* _Task goal_
Print the lines of the listing below verbatim from its first line through the line bearing "svg.selectAll('*').remove();". Any pictures are to be omitted.

++++ Recorded information ++++

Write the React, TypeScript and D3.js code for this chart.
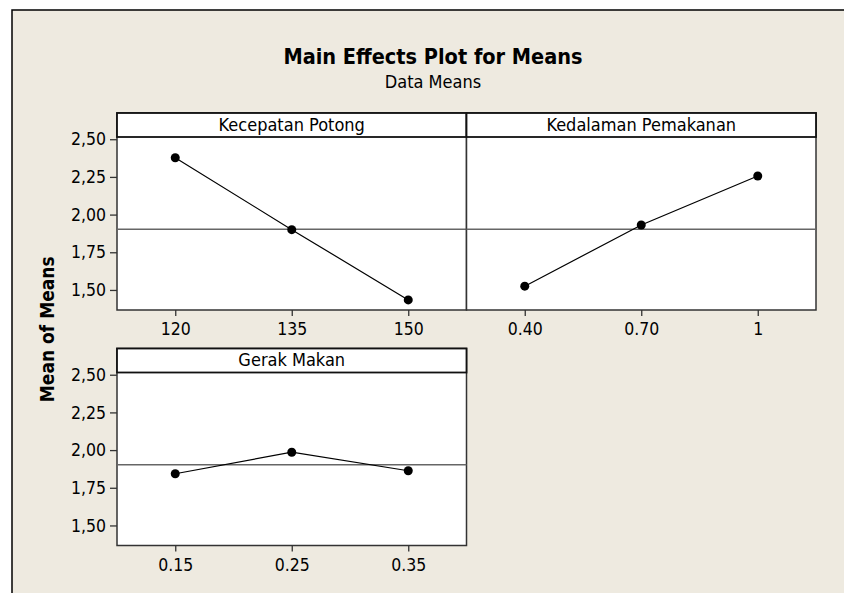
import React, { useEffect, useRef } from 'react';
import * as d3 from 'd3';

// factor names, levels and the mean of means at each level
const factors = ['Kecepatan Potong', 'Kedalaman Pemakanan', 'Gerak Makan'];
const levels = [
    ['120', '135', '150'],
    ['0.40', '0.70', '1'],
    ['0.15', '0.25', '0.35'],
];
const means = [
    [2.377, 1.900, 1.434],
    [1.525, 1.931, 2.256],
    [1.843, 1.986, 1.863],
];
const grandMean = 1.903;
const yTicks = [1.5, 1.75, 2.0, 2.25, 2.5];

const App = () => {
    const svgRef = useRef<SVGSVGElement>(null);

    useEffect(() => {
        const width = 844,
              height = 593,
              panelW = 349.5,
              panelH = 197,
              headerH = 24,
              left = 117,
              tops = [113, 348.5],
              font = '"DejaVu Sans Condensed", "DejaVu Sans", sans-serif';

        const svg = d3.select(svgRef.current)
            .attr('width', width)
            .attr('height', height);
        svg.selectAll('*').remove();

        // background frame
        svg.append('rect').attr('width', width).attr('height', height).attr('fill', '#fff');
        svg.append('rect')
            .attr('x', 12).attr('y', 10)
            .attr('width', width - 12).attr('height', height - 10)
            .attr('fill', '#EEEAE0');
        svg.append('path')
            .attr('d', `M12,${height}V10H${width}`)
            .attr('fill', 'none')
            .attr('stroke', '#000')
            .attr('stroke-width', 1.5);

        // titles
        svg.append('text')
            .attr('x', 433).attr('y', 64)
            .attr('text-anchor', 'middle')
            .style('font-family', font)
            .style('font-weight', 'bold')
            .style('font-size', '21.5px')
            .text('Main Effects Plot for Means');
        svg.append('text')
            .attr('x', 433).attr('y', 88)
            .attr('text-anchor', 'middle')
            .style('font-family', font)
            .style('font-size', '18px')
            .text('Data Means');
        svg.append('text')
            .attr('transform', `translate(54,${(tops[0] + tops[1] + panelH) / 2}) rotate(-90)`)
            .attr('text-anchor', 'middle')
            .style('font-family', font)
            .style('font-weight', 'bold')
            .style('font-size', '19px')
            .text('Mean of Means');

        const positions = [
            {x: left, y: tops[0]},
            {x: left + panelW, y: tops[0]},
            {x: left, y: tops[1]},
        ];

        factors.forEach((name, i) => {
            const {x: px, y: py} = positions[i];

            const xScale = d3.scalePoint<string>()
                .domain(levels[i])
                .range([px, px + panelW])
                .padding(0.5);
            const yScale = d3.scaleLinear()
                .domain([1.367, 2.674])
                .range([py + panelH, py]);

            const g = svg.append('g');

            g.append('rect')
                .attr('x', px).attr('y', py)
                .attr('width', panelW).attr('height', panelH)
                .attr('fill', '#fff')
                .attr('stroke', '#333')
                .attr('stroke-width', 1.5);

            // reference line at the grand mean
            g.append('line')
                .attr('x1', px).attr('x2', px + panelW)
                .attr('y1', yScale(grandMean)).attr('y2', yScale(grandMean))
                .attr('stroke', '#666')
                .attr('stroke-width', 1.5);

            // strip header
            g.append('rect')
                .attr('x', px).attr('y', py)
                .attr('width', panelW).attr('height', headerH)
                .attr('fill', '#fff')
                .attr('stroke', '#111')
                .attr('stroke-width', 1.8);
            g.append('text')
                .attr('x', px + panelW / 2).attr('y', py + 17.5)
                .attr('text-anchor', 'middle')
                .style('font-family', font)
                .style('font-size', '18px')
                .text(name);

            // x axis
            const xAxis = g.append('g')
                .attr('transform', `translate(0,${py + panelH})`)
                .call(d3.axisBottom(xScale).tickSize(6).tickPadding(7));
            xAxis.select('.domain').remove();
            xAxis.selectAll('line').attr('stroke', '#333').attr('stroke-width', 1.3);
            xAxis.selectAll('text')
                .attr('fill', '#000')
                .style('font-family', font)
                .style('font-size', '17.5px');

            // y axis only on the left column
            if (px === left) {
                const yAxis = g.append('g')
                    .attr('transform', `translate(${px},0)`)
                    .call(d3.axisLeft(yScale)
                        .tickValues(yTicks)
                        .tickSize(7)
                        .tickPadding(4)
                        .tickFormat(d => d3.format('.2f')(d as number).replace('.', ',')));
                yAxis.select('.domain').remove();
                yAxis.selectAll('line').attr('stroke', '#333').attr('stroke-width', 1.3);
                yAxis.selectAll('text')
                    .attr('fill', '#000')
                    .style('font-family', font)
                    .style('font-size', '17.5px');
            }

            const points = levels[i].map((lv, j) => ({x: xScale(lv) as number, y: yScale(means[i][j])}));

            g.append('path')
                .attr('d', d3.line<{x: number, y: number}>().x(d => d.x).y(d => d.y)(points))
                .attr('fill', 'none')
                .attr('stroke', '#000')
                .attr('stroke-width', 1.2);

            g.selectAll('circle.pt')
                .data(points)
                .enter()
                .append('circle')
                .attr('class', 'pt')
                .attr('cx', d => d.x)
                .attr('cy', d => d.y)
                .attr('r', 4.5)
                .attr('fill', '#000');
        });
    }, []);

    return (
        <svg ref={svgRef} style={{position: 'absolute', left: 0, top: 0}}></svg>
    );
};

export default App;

++++

* _Full solution_
Write the React, TypeScript and D3.js code for this chart.
import React, { useEffect, useRef } from 'react';
import * as d3 from 'd3';

// factor names, levels and the mean of means at each level
const factors = ['Kecepatan Potong', 'Kedalaman Pemakanan', 'Gerak Makan'];
const levels = [
    ['120', '135', '150'],
    ['0.40', '0.70', '1'],
    ['0.15', '0.25', '0.35'],
];
const means = [
    [2.377, 1.900, 1.434],
    [1.525, 1.931, 2.256],
    [1.843, 1.986, 1.863],
];
const grandMean = 1.903;
const yTicks = [1.5, 1.75, 2.0, 2.25, 2.5];

const App = () => {
    const svgRef = useRef<SVGSVGElement>(null);

    useEffect(() => {
        const width = 844,
              height = 593,
              panelW = 349.5,
              panelH = 197,
              headerH = 24,
              left = 117,
              tops = [113, 348.5],
              font = '"DejaVu Sans Condensed", "DejaVu Sans", sans-serif';

        const svg = d3.select(svgRef.current)
            .attr('width', width)
            .attr('height', height);
        svg.selectAll('*').remove();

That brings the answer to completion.